数々の証拠が、ユーザーが個人情報の保護を優先する別のソリューションを求めるようになっていることを示している。DePINは分散型アプローチを採用しており、本質的にプライバシーとセキュリティを強化しているため、個人や企業にとって魅力的な選択肢となる。このテーマに対する関心が高まっていることは、長年にわたる無関心の後に起きたい追い風であり、DePINにとっては良い環境だ。

データの生成

現在、1日に生成されるデータは、約350万テラバイト(TB)にのぼると推定されている。人類は、ストレージに保存し、コンピューターで処理しなければならない、途方もない量のデータを生成しており、これはDePINが得意とする分野だ。

我々はかつてないほど大量のデータを生成している。現在、全データの90%はこの2年間に生成されたものと考えられている。
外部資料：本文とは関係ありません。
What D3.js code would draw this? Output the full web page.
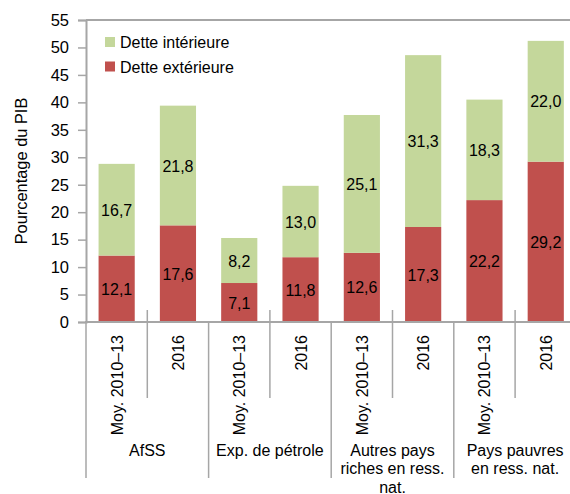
<!DOCTYPE html>
<html>
<head>
<meta charset="utf-8">
<script src="https://cdn.jsdelivr.net/npm/d3@7"></script>
<style>
  body { margin: 0; background: #fff; }
  text { font-family: "Liberation Sans", Arial, sans-serif; fill: #000; }
</style>
</head>
<body>
<svg width="570" height="494"></svg>
<script>
// values
var groups = ['AfSS', 'Exp. de pétrole', 'Autres pays riches en ress. nat.', 'Pays pauvres en ress. nat.'];
var groupLines = [['AfSS'], ['Exp. de pétrole'], ['Autres pays', 'riches en ress.', 'nat.'], ['Pays pauvres', 'en ress. nat.']];
var periods = ['Moy. 2010\u201313', '2016'];
var exterieure = [12.1, 17.6, 7.1, 11.8, 12.6, 17.3, 22.2, 29.2];
var interieure = [16.7, 21.8, 8.2, 13.0, 25.1, 31.3, 18.3, 22.0];
var yTicks = [0, 5, 10, 15, 20, 25, 30, 35, 40, 45, 50, 55];
var seriesNames = ['Dette intérieure', 'Dette extérieure'];

var colExt = '#c0504d', colInt = '#c4d79b', axisCol = '#a6a6a6';

var svg = d3.select('svg');
var plotL = 86, plotR = 576.4, plotT = 20, plotB = 322;

var cats = d3.range(exterieure.length);
var x = d3.scaleBand().domain(cats).range([plotL, plotR]).paddingInner(0.41).paddingOuter(0.205);
var y = d3.scaleLinear().domain([0, 55]).range([plotB, plotT]);
var step = (plotR - plotL) / cats.length;

var data = cats.map(function(i){
    return {i: i, ext: exterieure[i], int: interieure[i]};
});

// bars
var g = svg.append('g');
g.selectAll('rect.ext').data(data).enter().append('rect')
    .attr('x', function(d){ return x(d.i); })
    .attr('width', x.bandwidth())
    .attr('y', function(d){ return y(d.ext); })
    .attr('height', function(d){ return y(0) - y(d.ext); })
    .style('fill', colExt);
g.selectAll('rect.int').data(data).enter().append('rect')
    .attr('x', function(d){ return x(d.i); })
    .attr('width', x.bandwidth())
    .attr('y', function(d){ return y(d.ext + d.int); })
    .attr('height', function(d){ return y(d.ext) - y(d.ext + d.int); })
    .style('fill', colInt);

function fmt(v){ return v.toFixed(1).replace('.', ','); }

g.selectAll('text.le').data(data).enter().append('text')
    .attr('x', function(d){ return x(d.i) + x.bandwidth() / 2; })
    .attr('y', function(d){ return y(d.ext / 2) + 6; })
    .attr('text-anchor', 'middle')
    .style('font-size', '16px')
    .text(function(d){ return fmt(d.ext); });
g.selectAll('text.li').data(data).enter().append('text')
    .attr('x', function(d){ return x(d.i) + x.bandwidth() / 2; })
    .attr('y', function(d){ return y(d.ext + d.int / 2) + 6; })
    .attr('text-anchor', 'middle')
    .style('font-size', '16px')
    .text(function(d){ return fmt(d.int); });

// y axis
var yAxis = svg.append('g').attr('transform', 'translate(' + plotL + ',0)')
    .call(d3.axisLeft(y).tickValues(yTicks).tickSize(8).tickPadding(9));
yAxis.select('.domain').attr('stroke', axisCol).attr('stroke-width', 2);
yAxis.selectAll('.tick line').attr('stroke', axisCol).attr('stroke-width', 1.5);
yAxis.selectAll('.tick text').style('font-size', '16.5px')
    .style('font-family', '"Liberation Sans", Arial, sans-serif').attr('fill', '#000');

// top border
svg.append('line').attr('x1', plotL).attr('x2', 570).attr('y1', plotT).attr('y2', plotT)
    .attr('stroke', axisCol).attr('stroke-width', 2);

// x axis line
svg.append('line').attr('x1', plotL - 1).attr('x2', 570).attr('y1', plotB).attr('y2', plotB)
    .attr('stroke', axisCol).attr('stroke-width', 2);

// separators below axis
d3.range(cats.length + 1).forEach(function(k){
    var xx = plotL + k * step;
    var long = k % 2 === 0;
    svg.append('line').attr('x1', xx).attr('x2', xx)
        .attr('y1', long ? plotB : plotB - 12).attr('y2', long ? 478 : 398)
        .attr('stroke', axisCol).attr('stroke-width', 1.5);
});

// period labels
svg.selectAll('text.per').data(data).enter().append('text')
    .attr('transform', function(d){
        return 'translate(' + (x(d.i) + x.bandwidth() / 2 + 6) + ',335) rotate(-90)';
    })
    .attr('text-anchor', 'end')
    .style('font-size', '16px')
    .text(function(d){ return periods[d.i % 2]; });

// group labels
groupLines.forEach(function(lines, gi){
    var cx = plotL + (gi * 2 + 1) * step;
    lines.forEach(function(l, li){
        svg.append('text').attr('x', cx).attr('y', 456 + li * 18.3)
            .attr('text-anchor', 'middle').style('font-size', '16px').text(l);
    });
});

// y title
svg.append('text').attr('transform', 'translate(27,171) rotate(-90)')
    .attr('text-anchor', 'middle').style('font-size', '16.4px').text('Pourcentage du PIB');

// legend
var leg = svg.append('g');
[colInt, colExt].forEach(function(c, k){
    leg.append('rect').attr('x', 105).attr('y', 37 + k * 24.5).attr('width', 10).attr('height', 10).style('fill', c);
    leg.append('text').attr('x', 120).attr('y', 48 + k * 24.5).style('font-size', '16px').text(seriesNames[k]);
});
</script>
</body>
</html>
生成AIによって、データはまさに「21世紀の石油」となったため、我々はデータを確実に、適切に保存する必要がある。

かつて、企業や個人の多くは、データを手元のマシンに保存するか、クラウドに保存するかについて無関心だったが、現在ではデータストレージに関する意思決定プロセスが数多く存在する。DePINは、その成熟とともに、データの保存と処理の現実的な選択肢として存在感を高めている。

次に起こること

DePINには多くのメリットがあり、ユーザー、投資家、そしてコミュニティ全体がエキサイトしている理由も納得できる。DePINは、経済的に重要なインフラが社会でどのように組織化されるかをまもなく再定義し、少なくとも従来のインフラと同等の地位を確立すると私は確信している。